> Well, this was only proposed for TCP.

I don't know what "this" refers to but the original message from Pekka
commented on draft-haberman-ipv6-anycast-rr-00.txt and I responded to
those comments.

That draft has this in the abstract:
   Today, the use of IPv6 anycast is limited.  This document proposes a
   mechanism by which TCP/SCTP and stateful protocols using UDP can

So the draft fron Brian and me sure proposes using this for more than
just TCP.

> I'm not sure if we should consider
> something similar for UDP. Basically, UDP based protocols can be easily
> written to handle the peer address change on the application layer.
> However, if we want to support existing UDP applications that for
> example connect() their socket to a destination address, we'd need to
> device something similar for UDP as well. Do you think we need this?

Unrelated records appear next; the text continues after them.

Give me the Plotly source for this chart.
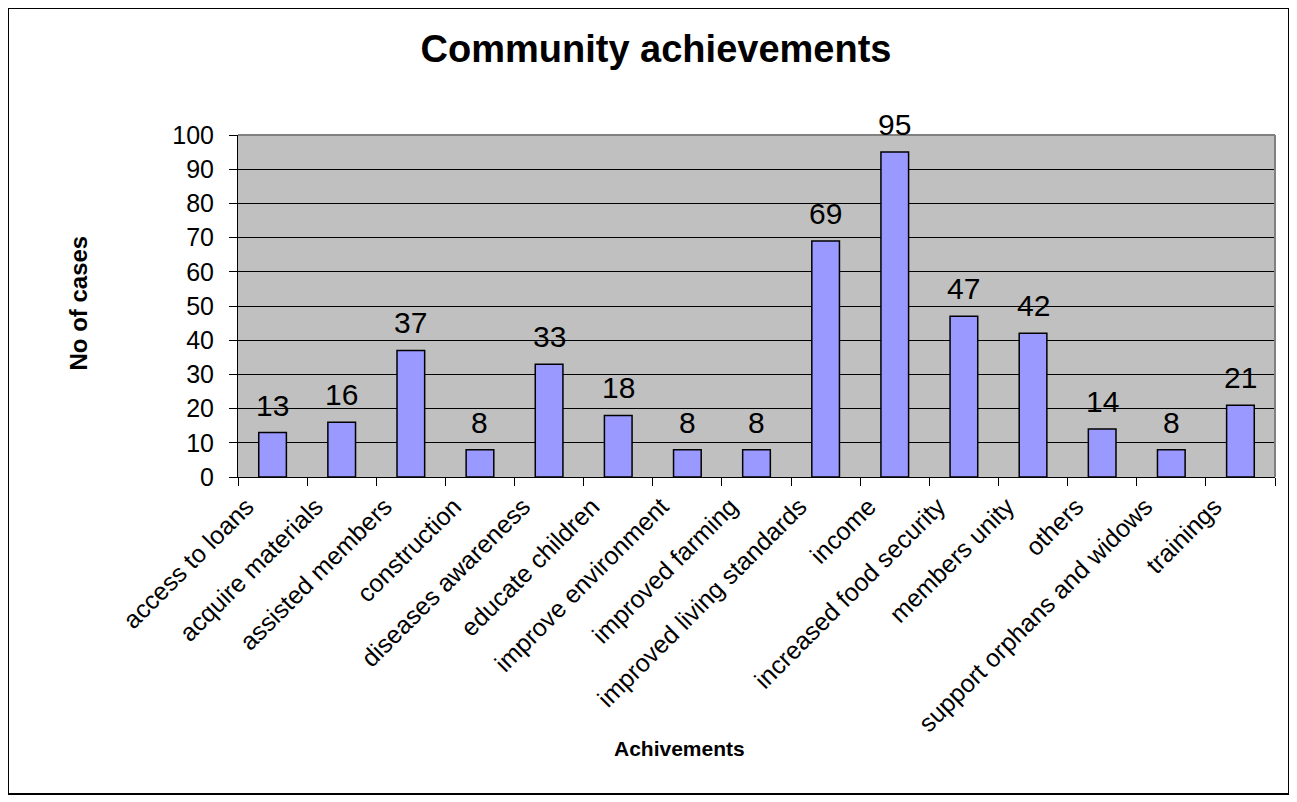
import plotly.graph_objects as go

categories = ["access to loans", "acquire materials", "assisted members", "construction",
              "diseases awareness", "educate children", "improve environment", "improved farming",
              "improved living standards", "income", "increased food security", "members unity",
              "others", "support orphans and widows", "trainings"]
values = [13, 16, 37, 8, 33, 18, 8, 8, 69, 95, 47, 42, 14, 8, 21]
y_ticks = [0, 10, 20, 30, 40, 50, 60, 70, 80, 90, 100]

W, H = 1297, 802
OFF = 8  # page body margin
L, R, T, B = 238 - OFF, 1275 - OFF, 135 - OFF, 477 - OFF
FONT = "Liberation Sans, Arial, sans-serif"

def px_x(px):
    return (px - OFF - L) / (R - L)

def px_y(py):
    return (B - (py - OFF)) / (B - T)

fig = go.Figure(go.Bar(
    x=categories, y=values, width=0.4,
    marker=dict(color="#9999FF", line=dict(color="black", width=1.5)),
    cliponaxis=False, hoverinfo="x+y",
))

for c, v in zip(categories, values):
    fig.add_annotation(x=c, y=v, text=str(v), showarrow=False, xref="x", yref="y",
                       yanchor="bottom", yshift=9,
                       font=dict(size=30, family=FONT, color="black"))

fig.update_layout(
    width=W, height=H,
    margin=dict(l=L, r=W - R, t=T, b=H - B),
    paper_bgcolor="white", plot_bgcolor="#C0C0C0",
    font=dict(family=FONT, color="black"),
    showlegend=False,
    title=dict(text="<b>Community achievements</b>", font=dict(size=38, family=FONT, color="black"),
               x=(656 - OFF) / W, xanchor="center", xref="container",
               y=1 - (49 - OFF) / H, yanchor="middle", yref="container"),
)

fig.update_xaxes(
    type="category", range=[-0.5, len(categories) - 0.5],
    tickangle=-45, tickfont=dict(size=25, family=FONT, color="black"),
    ticks="outside", ticklen=8, tickcolor="black", tickwidth=1, tickson="boundaries",
    ticklabelshift=-26, ticklabelstandoff=4,
    showline=True, linecolor="black", linewidth=1, showgrid=False,
    automargin=False,
)
fig.update_yaxes(
    range=[0, 100], tickvals=y_ticks, ticktext=[str(v) for v in y_ticks],
    tickfont=dict(size=25, family=FONT, color="black"),
    ticks="outside", ticklen=8, tickcolor="black", tickwidth=1, ticklabelstandoff=10,
    showline=True, linecolor="black", linewidth=1,
    showgrid=True, gridcolor="black", gridwidth=1, zeroline=False,
    automargin=False,
)

fig.add_annotation(text="<b>Achivements</b>", xref="paper", yref="paper",
                   x=px_x(679), y=px_y(762), showarrow=False,
                   font=dict(size=21, family=FONT, color="black"))
fig.add_annotation(text="<b>No of cases</b>", xref="paper", yref="paper",
                   x=px_x(62), y=px_y(303), showarrow=False, textangle=-90,
                   font=dict(size=24, family=FONT, color="black"))

# gray plot-area border (top & right)
fig.add_shape(type="line", xref="paper", yref="paper", x0=0, x1=1, y0=1, y1=1,
              line=dict(color="#808080", width=2), layer="above")
fig.add_shape(type="line", xref="paper", yref="paper", x0=1, x1=1, y0=0, y1=1,
              line=dict(color="#808080", width=2), layer="above")
# outer chart border
fig.add_shape(type="rect", xref="paper", yref="paper",
              x0=px_x(8), x1=px_x(1289), y0=px_y(8), y1=px_y(794),
              line=dict(color="black", width=2), fillcolor="rgba(0,0,0,0)", layer="above")

fig.write_html("out.html")
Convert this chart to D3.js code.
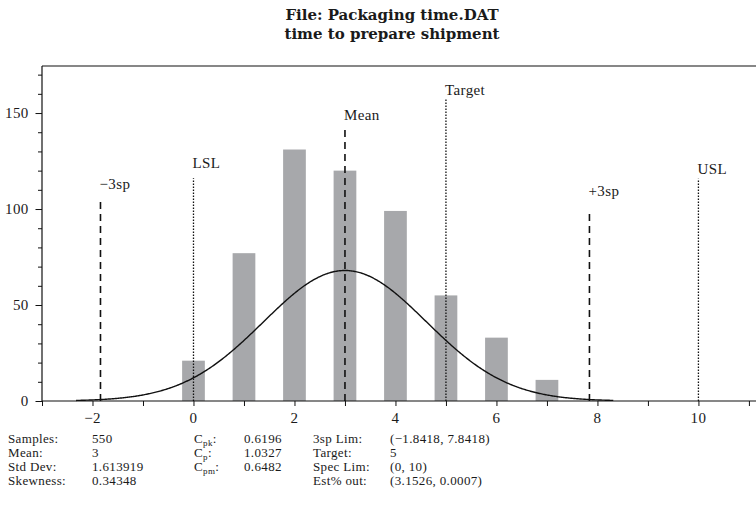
<!DOCTYPE html>
<html>
<head>
<meta charset="utf-8">
<script src="https://cdn.jsdelivr.net/npm/d3@7"></script>
<style>
  html, body { margin: 0; padding: 0; background: #fff; }
  svg { display: block; }
  text { font-family: "Liberation Serif", "Times New Roman", serif; fill: #1a1a1a; }
  .title { font-family: "DejaVu Serif", "Liberation Serif", serif; font-weight: bold; }
</style>
</head>
<body>
<svg id="chart" width="756" height="508"></svg>
<script>
// Histogram of packaging times with fitted normal curve and capability limits
const titleLines = ["File: Packaging time.DAT", "time to prepare shipment"];

const binCenters = [0, 1, 2, 3, 4, 5, 6, 7];
const binCounts  = [21, 77, 131, 120, 99, 55, 33, 11];

const xTickValues  = [-3, -2, -1, 0, 1, 2, 3, 4, 5, 6, 7, 8, 9, 10, 11];
const xTickLabels  = [-2, 0, 2, 4, 6, 8, 10];
const yMajorTicks  = [0, 50, 100, 150];
const yMinorTicks  = [10, 20, 30, 40, 60, 70, 80, 90, 110, 120, 130, 140, 160, 170];

// reference lines: name, x position, height reached (counts), line kind
const markerNames   = ["\u22123sp", "LSL", "Mean", "Target", "+3sp", "USL"];
const markerValues  = [-1.8418, 0, 3, 5, 7.8418, 10];
const markerHeights = [104.5, 116, 142, 157.5, 99.7, 115.8];
const markerKinds   = ["dash", "dot", "dash", "dot", "dash", "dot"];

// summary statistics
const sampleCount = 550;
const meanValue   = 3;
const stdDev      = 1.613919;
const curveScale  = 0.5;   // fitted curve drawn at n * 0.5 * density

const statsCol1 = [["Samples:", "550"], ["Mean:", "3"], ["Std Dev:", "1.613919"], ["Skewness:", "0.34348"]];
const statsCol2 = [["pk", "0.6196"], ["p", "1.0327"], ["pm", "0.6482"]];
const statsCol3 = [["3sp Lim:", "(\u22121.8418, 7.8418)"], ["Target:", "5"], ["Spec Lim:", "(0, 10)"], ["Est% out:", "(3.1526, 0.0007)"]];

const svg = d3.select("#chart");
const plotLeft = 42, plotRight = 757, plotTop = 66, plotBottom = 401;

const x = d3.scaleLinear().domain([-3, 11.16]).range([plotLeft, plotRight]);
const y = d3.scaleLinear().domain([0, 174.5]).range([plotBottom, plotTop]);

// title
svg.append("g").selectAll("text").data(titleLines).join("text")
  .attr("class", "title")
  .attr("x", 392).attr("y", (d, i) => 20 + i * 18.5)
  .attr("text-anchor", "middle")
  .style("font-size", "15px")
  .text(d => d);

// bars
const barHalf = 0.225;
svg.append("g").selectAll("rect").data(binCenters).join("rect")
  .attr("x", d => x(d - barHalf))
  .attr("width", d => x(d + barHalf) - x(d - barHalf))
  .attr("y", (d, i) => y(binCounts[i]))
  .attr("height", (d, i) => y(0) - y(binCounts[i]))
  .attr("fill", "#a7a8ab");

// fitted normal curve from the reported mean and standard deviation
const lo = meanValue - 3.3 * stdDev, hi = meanValue + 3.3 * stdDev;
const curvePts = d3.range(lo, hi + 1e-9, 0.02).map(v => {
  const z = (v - meanValue) / stdDev;
  return [v, sampleCount * curveScale * Math.exp(-0.5 * z * z) / (stdDev * Math.sqrt(2 * Math.PI))];
});
svg.append("path")
  .datum(curvePts)
  .attr("fill", "none").attr("stroke", "#111").attr("stroke-width", 1.4)
  .attr("d", d3.line().x(d => x(d[0])).y(d => y(d[1])));

// reference lines
const labelGap = { "\u22123sp": 11, "LSL": 10, "Mean": 8, "Target": 4, "+3sp": 14, "USL": 5 };
const markers = svg.append("g");
markerNames.forEach((name, i) => {
  const xv = x(markerValues[i]);
  const kind = markerKinds[i];
  markers.append("line")
    .attr("x1", xv).attr("x2", xv)
    .attr("y1", y(0)).attr("y2", y(markerHeights[i]))
    .attr("stroke", "#111")
    .attr("stroke-width", kind === "dash" ? 1.6 : 1.3)
    .attr("stroke-dasharray", kind === "dash" ? "7,5" : "1.5,1.5");
  markers.append("text")
    .attr("x", xv - 1).attr("y", y(markerHeights[i]) - labelGap[name])
    .style("font-size", "15px").style("letter-spacing", "0.4px")
    .text(name);
});

// axes
const xAxis = d3.axisBottom(x).tickValues(xTickValues).tickSize(5).tickFormat("");
const gx = svg.append("g").attr("transform", `translate(0,${plotBottom})`).call(xAxis);
gx.select(".domain").remove();
svg.append("line").attr("x1", plotLeft).attr("x2", plotRight).attr("y1", plotBottom).attr("y2", plotBottom)
  .attr("stroke", "#111").attr("stroke-width", 1.2);
svg.append("g").selectAll("text").data(xTickLabels).join("text")
  .attr("x", d => x(d)).attr("y", 423)
  .attr("text-anchor", "middle").style("font-size", "15px").style("letter-spacing", "0.3px")
  .text(d => d < 0 ? "\u2212" + Math.abs(d) : d);

const gyMajor = svg.append("g").attr("transform", `translate(${plotLeft},0)`)
  .call(d3.axisLeft(y).tickValues(yMajorTicks).tickSize(6.5).tickPadding(7)
    .tickFormat(d3.format("d")));
gyMajor.select(".domain").remove();
gyMajor.selectAll(".tick text").style("font-size", "15px").style("letter-spacing", "0.3px")
  .style("font-family", "'Liberation Serif', serif").attr("fill", "#1a1a1a");
const gyMinor = svg.append("g").attr("transform", `translate(${plotLeft},0)`)
  .call(d3.axisLeft(y).tickValues(yMinorTicks).tickSize(4).tickFormat(""));
gyMinor.select(".domain").remove();
svg.selectAll(".tick line").attr("stroke", "#111");

// frame: left axis and top edge
svg.append("line").attr("x1", plotLeft).attr("x2", plotLeft).attr("y1", plotTop).attr("y2", plotBottom)
  .attr("stroke", "#111").attr("stroke-width", 1.2);
svg.append("line").attr("x1", plotLeft).attr("x2", plotRight).attr("y1", plotTop).attr("y2", plotTop)
  .attr("stroke", "#111").attr("stroke-width", 1.2);

// statistics block
const rowY = [443, 457, 471, 485];
const stats = svg.append("g").style("font-size", "13px").style("letter-spacing", "0.35px");
statsCol1.forEach((r, i) => {
  stats.append("text").attr("x", 8).attr("y", rowY[i]).text(r[0]);
  stats.append("text").attr("x", 92).attr("y", rowY[i]).text(r[1]);
});
statsCol2.forEach((r, i) => {
  const t = stats.append("text").attr("x", 194).attr("y", rowY[i]);
  t.append("tspan").text("C");
  t.append("tspan").attr("dy", 3).style("font-size", "9px").text(r[0]);
  t.append("tspan").attr("dy", -3).text(":");
  stats.append("text").attr("x", 244).attr("y", rowY[i]).text(r[1]);
});
statsCol3.forEach((r, i) => {
  stats.append("text").attr("x", 313).attr("y", rowY[i]).text(r[0]);
  stats.append("text").attr("x", 390).attr("y", rowY[i]).text(r[1]);
});
</script>
</body>
</html>
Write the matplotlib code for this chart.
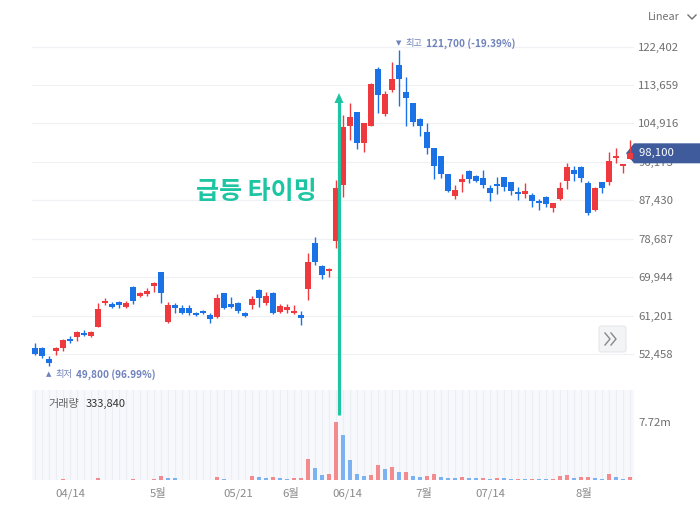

I don't know about "easily" - they would need to provide the secure binding
mechanism themselves.
I think it makes sense to try to figure out a mechanism which can be applied
to multiple "stateful" protocols without requiring every such protocol
to roll their own.
At one end of the scale one could consider doing do changes to the transport
at all by hiding it all in a MIPv6 binding cache. Thus the transport
protocol would think it is actually talking to the anycast address.
I think such an approach has problems since the fact that the transport is
not aware that anycast is used means it can't take specific actions when
things fail (like trying to create a binding to a different member of
the anycast address).
Providing this "transport protocol aware anycast model" means that there
will be some changes to the transport protocol, but I think one can
avoid placing all the mechanisms in each transport protocol.